The managing director of Digital Industry Group (DIGI) Sunita Bose is leaving the social media companies’ industry group after seven years leading the organisation.
The non-profit industry association representing leading technology companies in Australia, focuses on issues including online harms, data protection and consumer safety. DIGI members include Apple, eBay, Google, Linktree, Meta, TikTok, X, Spotify, Snap and Yahoo.
Bose, who started as the first staff member in 2019, took to LinkedIn this morning to announce her “difficult decision” to step down with “gratitude, pride and sadness”.
“It’s been an extraordinary opportunity to lead this organisation. I’m so proud of what we’ve built together,” she wrote.

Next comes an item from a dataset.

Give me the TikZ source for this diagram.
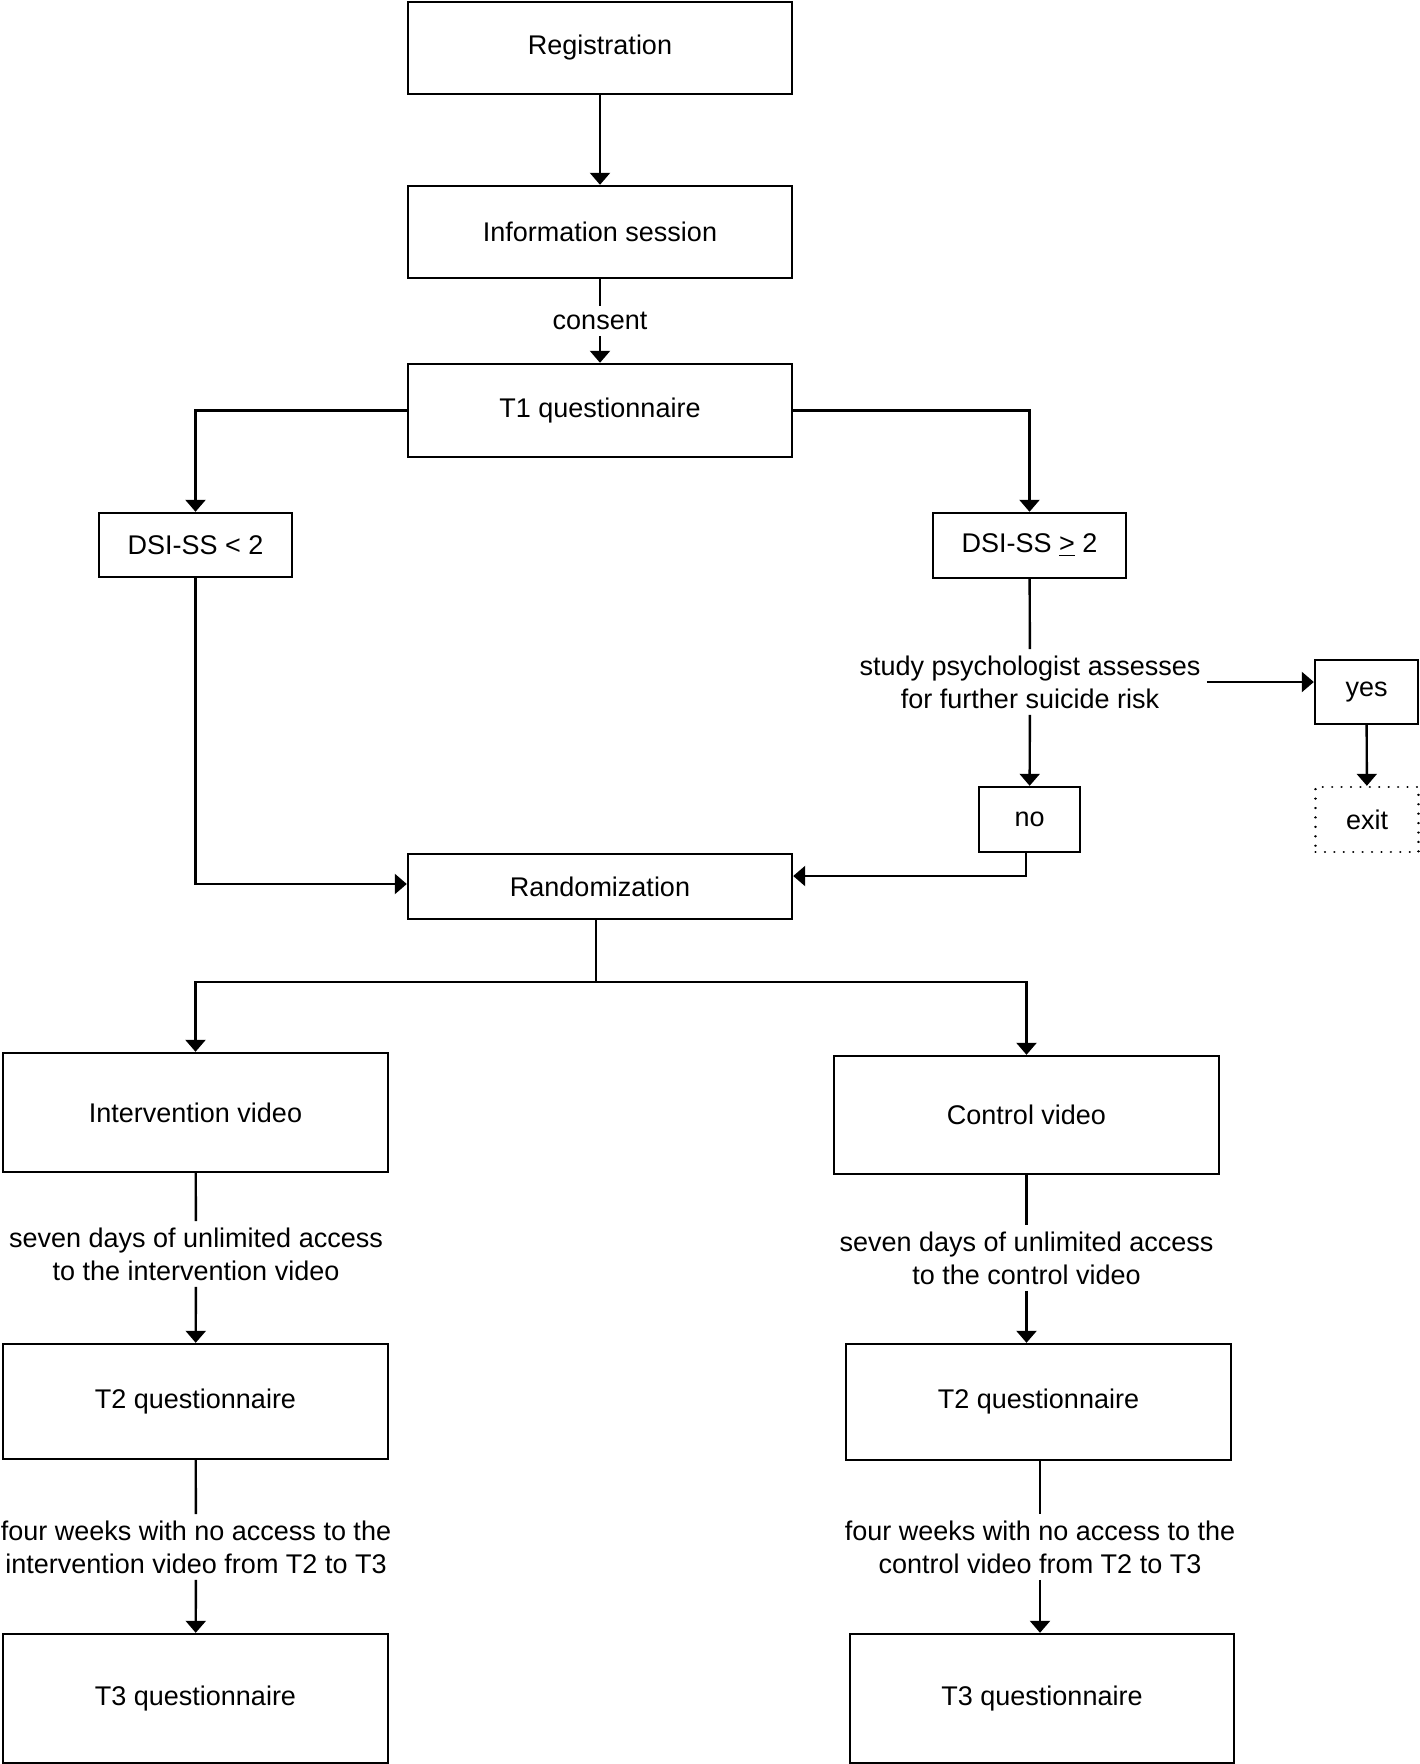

“It’s never easy to step away from something you’ve dedicated yourself to building, but rewarding to know it’s strong enough to thrive without you. I’m working with DIGI’s board now to make this transition smooth, including launching an executive search for my successor.”

Luke Aitken, eBay’s director of government relations and chair of DIGI, thanked Bose for her leadership and incredible contribution to the organisation.
“Sunita has played an absolutely defining role in building DIGI into the respected and effective organisation it is today,” he said. “Over seven years, she has grown DIGI’s membership, strengthened its organisational capability and established it as a constructive and credible voice in some of Australia’s most complex digital policy debates.”
“Sunita leaves DIGI with the Board’s sincere thanks and appreciation. We wish her every success as she takes on her next professional challenge.”
During her tenure, DIGI more than tripled the industry association’s membership, contributed expertise to reforms – across online safety, privacy, consumer protection, scams, mis- and disinformation, responsible artificial intelligence and the digital economy – as a constructive policy partner representing the digital industry with government, regulators, civil society and academia.
Under her leadership, DIGI also helped develop 15 legally enforceable industry codes under Australia’s Online Safety Act that protect Australians from harmful content online, launched the Australian Code of Practice on Disinformation and Misinformation and the Australian Online Scams Code, and expanded the DIGI Engage media literacy program.
“People assume running a consensus-based organisation is exhausting, but it’s energising to navigate countless intellectual debates on some of the toughest policy questions of our time,” she wrote.
On LinkedIn, Bose shared she has accepted a new leadership role which she is yet to reveal.